## WHAT IS EXPECTED
Output exactly the lines from the first one down to the line containing "Chart.register(...registerables);", inclusive.

## DATA BLOCK
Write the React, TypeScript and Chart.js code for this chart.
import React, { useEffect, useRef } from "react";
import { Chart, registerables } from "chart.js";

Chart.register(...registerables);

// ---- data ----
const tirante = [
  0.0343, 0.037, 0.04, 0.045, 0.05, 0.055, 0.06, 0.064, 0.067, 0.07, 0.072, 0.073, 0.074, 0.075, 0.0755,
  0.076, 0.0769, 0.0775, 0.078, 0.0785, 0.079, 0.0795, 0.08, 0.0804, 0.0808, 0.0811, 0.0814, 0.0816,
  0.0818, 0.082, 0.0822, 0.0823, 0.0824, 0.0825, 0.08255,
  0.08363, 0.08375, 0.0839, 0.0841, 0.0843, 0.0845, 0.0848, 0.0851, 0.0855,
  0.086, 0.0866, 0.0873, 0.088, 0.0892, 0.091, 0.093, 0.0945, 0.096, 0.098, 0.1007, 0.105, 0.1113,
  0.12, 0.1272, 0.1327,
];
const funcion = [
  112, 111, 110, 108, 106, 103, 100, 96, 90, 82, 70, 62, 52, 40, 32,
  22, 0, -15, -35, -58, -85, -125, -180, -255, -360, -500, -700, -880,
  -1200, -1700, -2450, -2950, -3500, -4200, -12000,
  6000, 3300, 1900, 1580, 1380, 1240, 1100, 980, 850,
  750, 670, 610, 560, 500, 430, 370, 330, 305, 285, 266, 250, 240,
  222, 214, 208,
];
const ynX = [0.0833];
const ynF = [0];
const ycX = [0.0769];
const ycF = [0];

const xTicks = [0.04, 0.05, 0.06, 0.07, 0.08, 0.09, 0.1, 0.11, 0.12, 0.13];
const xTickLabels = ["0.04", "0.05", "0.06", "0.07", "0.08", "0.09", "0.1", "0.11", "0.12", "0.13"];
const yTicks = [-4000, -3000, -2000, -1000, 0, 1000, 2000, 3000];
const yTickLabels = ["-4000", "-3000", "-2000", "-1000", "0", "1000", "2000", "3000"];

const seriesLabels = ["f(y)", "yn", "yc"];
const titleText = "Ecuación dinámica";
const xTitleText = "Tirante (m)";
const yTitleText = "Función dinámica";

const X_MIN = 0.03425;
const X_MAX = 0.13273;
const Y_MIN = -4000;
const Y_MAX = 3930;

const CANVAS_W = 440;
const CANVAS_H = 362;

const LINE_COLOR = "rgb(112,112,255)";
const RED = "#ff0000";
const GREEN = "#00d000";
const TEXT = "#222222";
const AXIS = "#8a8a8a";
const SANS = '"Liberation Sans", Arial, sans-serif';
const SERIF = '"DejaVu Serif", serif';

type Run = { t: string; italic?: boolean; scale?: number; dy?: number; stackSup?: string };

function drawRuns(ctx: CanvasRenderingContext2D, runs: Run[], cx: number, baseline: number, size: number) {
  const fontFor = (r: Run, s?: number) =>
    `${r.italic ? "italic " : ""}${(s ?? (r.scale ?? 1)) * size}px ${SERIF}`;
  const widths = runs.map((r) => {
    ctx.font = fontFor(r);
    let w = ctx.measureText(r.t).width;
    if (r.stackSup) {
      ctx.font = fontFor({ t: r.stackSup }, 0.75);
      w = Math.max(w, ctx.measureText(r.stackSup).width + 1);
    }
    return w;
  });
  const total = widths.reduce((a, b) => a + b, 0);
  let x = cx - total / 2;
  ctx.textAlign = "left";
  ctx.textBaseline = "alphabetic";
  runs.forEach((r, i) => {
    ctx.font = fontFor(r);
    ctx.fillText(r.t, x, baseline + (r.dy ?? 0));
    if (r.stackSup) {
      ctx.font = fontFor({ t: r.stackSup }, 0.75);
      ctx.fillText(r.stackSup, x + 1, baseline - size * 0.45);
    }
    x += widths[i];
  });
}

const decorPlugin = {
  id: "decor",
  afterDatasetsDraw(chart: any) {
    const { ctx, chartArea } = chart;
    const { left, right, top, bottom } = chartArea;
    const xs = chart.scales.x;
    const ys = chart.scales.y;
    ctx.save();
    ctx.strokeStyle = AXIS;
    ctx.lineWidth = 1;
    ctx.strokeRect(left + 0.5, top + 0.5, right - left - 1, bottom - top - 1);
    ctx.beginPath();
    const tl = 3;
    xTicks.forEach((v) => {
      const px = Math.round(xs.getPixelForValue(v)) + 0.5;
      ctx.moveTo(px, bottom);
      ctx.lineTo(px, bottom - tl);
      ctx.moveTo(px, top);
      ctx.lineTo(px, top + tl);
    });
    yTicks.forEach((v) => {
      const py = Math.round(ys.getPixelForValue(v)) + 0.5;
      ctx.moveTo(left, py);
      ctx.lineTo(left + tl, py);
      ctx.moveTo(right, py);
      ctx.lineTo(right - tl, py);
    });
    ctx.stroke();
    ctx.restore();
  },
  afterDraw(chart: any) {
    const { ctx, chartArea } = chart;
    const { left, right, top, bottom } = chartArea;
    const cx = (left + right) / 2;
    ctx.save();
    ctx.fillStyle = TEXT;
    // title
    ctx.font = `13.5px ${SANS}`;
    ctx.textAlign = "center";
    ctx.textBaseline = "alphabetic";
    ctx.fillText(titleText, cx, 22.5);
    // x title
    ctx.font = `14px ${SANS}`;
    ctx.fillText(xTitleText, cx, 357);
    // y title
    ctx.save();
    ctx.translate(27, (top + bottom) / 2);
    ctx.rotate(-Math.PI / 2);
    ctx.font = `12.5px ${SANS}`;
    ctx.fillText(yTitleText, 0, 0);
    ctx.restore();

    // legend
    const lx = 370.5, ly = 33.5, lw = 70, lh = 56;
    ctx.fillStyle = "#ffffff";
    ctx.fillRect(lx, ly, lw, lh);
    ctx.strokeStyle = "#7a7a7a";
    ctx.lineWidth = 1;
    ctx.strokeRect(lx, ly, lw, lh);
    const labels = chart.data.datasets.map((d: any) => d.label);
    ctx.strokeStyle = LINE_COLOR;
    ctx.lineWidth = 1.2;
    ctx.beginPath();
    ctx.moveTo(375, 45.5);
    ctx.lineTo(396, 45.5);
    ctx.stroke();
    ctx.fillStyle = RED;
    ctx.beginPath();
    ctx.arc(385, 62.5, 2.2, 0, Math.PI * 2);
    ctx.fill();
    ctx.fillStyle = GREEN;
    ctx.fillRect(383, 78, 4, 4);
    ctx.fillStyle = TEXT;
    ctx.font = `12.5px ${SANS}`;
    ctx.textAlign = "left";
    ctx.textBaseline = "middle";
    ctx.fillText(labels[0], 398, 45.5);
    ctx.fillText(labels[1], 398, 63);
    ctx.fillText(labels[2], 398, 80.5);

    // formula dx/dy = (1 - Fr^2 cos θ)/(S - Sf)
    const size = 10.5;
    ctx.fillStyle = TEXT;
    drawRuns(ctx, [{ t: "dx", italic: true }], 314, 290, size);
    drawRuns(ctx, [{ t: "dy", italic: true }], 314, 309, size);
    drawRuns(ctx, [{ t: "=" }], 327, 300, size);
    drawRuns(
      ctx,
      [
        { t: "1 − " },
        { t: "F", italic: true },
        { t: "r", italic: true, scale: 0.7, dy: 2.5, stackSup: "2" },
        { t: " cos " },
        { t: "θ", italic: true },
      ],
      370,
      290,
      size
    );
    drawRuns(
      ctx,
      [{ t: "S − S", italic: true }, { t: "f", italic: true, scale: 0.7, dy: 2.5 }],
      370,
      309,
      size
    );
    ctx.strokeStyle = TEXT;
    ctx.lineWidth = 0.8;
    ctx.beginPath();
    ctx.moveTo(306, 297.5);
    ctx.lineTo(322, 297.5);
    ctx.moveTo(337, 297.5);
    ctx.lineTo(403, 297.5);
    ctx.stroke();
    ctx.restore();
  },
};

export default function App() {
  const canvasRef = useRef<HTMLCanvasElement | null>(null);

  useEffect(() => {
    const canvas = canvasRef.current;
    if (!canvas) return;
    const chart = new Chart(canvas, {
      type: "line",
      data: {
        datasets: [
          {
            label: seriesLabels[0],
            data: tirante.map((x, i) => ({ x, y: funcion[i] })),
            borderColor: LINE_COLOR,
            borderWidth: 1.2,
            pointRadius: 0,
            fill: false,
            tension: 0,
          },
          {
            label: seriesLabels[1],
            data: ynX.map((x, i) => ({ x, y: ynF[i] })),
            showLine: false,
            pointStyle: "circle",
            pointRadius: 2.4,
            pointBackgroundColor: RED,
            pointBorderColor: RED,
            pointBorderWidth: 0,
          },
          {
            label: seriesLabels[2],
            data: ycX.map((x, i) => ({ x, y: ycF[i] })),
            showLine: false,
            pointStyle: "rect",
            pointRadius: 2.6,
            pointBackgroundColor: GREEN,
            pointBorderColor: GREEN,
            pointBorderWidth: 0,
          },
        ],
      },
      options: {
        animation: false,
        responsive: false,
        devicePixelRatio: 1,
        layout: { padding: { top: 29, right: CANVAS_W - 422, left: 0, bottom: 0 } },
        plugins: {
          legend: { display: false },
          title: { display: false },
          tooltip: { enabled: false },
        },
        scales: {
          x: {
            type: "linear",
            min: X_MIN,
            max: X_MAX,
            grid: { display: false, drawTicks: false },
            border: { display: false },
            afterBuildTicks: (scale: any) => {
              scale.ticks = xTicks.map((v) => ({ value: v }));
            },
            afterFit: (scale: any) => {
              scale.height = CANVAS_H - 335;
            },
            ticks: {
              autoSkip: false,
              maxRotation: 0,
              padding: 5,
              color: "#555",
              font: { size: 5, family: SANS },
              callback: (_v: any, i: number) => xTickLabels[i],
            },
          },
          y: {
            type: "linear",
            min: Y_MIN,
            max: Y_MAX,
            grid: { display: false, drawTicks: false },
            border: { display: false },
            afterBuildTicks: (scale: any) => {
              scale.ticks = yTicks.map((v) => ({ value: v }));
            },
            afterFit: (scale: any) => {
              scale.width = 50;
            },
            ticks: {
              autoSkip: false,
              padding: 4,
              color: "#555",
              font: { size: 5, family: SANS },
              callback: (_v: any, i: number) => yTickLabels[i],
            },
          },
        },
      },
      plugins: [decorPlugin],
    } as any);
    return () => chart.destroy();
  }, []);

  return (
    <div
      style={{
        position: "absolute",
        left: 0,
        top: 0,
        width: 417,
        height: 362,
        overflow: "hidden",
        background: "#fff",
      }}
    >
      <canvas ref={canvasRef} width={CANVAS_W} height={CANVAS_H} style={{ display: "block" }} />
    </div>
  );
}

## SOLUTION FOR THIS TASK
Write the React, TypeScript and Chart.js code for this chart.
import React, { useEffect, useRef } from "react";
import { Chart, registerables } from "chart.js";

Chart.register(...registerables);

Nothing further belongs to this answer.